O’Rourke has been unapologetic in his criticism of the president in the wake of Saturday’s mass shooting in his hometown of El Paso. O’Rourke, who represented a district including El Paso from 2013 to 2019 in Congress, said over the weekend that Trump had stoked “racism in this country” and was partly responsible for the deadly attack.

“We have a president right now who traffics in this hatred, who incites this violence, who calls Mexican immigrants rapists and criminals, calls asylum seekers animals and an infestation,” O’Rourke said at a vigil for the victims of the shooting, which left at least 22 people dead and more than two dozen wounded.

Hitting back at O’Rourke on Tuesday, Trump mocked the former congressman’s name (O’Rourke, whose birth name is Robert, has said “Beto” is a childhood nickname) and urged him to “be quiet.”

But O’Rourke was having none of it.

“22 people in my hometown are dead after an act of terror inspired by your racism,” he fired back. “El Paso will not be quiet and neither will I.”

Trump is scheduled to visit El Paso on Wednesday despite the vocal urgings of local lawmakers and residents to stay away.

“From my perspective, he is not welcome here. He should not come here while we are in mourning,” Democratic Rep. Veronica Escobar, who succeeded O’Rourke to lead Texas’ 16th congressional district, told MSNBC of Trump’s planned visit.

“I would encourage the president’s staff members to have him do a little self-reflection.

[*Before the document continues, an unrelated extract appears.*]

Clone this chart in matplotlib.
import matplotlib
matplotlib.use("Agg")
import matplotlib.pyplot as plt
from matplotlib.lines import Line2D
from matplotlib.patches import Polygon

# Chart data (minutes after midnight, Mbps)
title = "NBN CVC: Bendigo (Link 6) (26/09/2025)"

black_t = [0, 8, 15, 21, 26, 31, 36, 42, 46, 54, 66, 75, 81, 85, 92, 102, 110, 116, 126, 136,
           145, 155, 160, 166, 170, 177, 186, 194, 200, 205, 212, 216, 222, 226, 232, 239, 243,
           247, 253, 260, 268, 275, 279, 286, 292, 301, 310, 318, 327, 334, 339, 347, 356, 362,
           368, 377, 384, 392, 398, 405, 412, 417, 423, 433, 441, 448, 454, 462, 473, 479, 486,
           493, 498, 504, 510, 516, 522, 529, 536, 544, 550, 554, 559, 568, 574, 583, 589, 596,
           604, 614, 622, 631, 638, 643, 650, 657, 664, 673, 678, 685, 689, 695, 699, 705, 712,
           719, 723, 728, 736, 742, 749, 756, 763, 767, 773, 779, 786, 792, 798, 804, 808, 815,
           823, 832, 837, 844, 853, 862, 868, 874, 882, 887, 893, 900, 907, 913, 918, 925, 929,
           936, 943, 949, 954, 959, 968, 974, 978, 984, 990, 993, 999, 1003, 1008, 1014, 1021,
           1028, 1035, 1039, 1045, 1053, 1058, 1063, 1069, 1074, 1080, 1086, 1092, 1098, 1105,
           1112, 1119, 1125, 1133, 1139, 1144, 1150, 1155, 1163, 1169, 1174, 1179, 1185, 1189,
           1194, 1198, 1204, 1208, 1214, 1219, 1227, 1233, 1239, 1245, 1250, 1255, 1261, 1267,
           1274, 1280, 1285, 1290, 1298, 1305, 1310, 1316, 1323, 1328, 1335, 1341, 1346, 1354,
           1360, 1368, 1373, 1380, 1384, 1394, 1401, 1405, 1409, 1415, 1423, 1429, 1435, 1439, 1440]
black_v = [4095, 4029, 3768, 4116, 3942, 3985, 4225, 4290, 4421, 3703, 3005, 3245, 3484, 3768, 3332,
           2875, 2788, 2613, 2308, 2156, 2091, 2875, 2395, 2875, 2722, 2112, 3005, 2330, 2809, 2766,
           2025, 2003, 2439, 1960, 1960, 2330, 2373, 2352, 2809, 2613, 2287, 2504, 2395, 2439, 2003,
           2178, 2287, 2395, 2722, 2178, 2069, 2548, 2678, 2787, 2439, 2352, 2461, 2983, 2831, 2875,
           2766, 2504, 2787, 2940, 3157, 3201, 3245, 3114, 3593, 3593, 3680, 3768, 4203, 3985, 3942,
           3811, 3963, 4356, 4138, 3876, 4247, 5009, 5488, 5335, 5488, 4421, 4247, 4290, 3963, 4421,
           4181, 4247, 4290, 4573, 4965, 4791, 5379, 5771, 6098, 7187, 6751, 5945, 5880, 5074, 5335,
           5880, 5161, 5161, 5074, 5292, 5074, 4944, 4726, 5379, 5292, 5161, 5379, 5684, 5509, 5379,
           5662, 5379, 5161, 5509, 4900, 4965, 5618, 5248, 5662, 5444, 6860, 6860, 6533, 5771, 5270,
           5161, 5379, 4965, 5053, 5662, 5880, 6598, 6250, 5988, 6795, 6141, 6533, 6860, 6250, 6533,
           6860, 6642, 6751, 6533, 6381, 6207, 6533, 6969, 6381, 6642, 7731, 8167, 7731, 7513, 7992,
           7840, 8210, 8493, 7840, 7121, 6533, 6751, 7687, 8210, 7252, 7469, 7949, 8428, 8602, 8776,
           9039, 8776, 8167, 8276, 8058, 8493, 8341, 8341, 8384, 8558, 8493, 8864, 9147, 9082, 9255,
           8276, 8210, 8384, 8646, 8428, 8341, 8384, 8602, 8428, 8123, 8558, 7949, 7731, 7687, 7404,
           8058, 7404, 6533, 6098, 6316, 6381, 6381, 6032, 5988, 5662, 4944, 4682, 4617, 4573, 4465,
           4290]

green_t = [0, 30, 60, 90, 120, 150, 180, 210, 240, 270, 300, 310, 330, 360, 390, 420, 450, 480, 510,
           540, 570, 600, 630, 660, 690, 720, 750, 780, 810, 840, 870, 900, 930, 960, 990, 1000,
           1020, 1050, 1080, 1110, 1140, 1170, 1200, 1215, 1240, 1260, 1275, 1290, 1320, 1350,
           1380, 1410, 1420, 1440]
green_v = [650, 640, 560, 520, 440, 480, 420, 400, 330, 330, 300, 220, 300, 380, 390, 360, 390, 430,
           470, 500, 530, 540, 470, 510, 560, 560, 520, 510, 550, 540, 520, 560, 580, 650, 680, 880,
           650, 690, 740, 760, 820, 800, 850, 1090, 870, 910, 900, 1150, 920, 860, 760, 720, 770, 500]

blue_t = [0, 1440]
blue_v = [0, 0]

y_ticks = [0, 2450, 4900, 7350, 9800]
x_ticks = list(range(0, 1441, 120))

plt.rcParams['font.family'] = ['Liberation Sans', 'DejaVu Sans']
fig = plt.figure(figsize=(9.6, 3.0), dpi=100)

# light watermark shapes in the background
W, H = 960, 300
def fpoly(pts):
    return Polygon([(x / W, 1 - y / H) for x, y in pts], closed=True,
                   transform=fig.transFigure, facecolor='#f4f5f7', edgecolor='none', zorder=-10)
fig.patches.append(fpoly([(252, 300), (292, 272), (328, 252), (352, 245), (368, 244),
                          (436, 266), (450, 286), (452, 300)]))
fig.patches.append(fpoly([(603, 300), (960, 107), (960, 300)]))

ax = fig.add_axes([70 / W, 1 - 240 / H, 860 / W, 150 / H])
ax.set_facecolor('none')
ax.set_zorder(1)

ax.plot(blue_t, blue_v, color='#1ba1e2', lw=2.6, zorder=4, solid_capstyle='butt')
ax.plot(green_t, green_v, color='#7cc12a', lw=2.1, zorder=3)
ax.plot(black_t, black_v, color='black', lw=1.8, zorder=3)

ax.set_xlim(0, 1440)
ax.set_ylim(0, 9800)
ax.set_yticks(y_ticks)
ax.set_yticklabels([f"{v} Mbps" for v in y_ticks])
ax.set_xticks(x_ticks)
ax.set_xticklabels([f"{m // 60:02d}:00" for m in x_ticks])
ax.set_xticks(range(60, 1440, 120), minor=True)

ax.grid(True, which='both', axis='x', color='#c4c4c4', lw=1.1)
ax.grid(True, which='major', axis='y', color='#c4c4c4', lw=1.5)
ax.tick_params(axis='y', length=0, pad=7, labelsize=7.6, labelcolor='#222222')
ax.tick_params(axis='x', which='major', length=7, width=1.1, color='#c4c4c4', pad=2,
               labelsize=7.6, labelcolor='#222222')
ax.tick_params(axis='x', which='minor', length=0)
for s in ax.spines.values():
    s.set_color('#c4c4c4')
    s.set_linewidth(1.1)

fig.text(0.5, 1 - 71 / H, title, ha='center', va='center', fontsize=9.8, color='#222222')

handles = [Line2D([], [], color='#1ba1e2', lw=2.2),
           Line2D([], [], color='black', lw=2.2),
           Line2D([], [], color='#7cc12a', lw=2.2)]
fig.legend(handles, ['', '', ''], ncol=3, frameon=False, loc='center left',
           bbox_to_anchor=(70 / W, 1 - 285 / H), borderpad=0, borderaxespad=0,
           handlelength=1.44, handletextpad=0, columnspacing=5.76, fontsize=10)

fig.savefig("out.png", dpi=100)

I would encourage them to show him his own words and his actions at the rallies,” she added.

O’Rourke later echoed this sentiment, saying the president “has no place here” in El Paso.

Some local lawmakers and residents in Dayton, Ohio, where a second mass shooting occurred less than 24 hours after the El Paso attack, have also enjoined Trump to avoid their city. The president is expected to visit both Dayton and El Paso on Wednesday.

“Dayton has been through enough, and we don’t want him here or his hateful rhetoric,” local activist Megan Baxter told The Washington Post.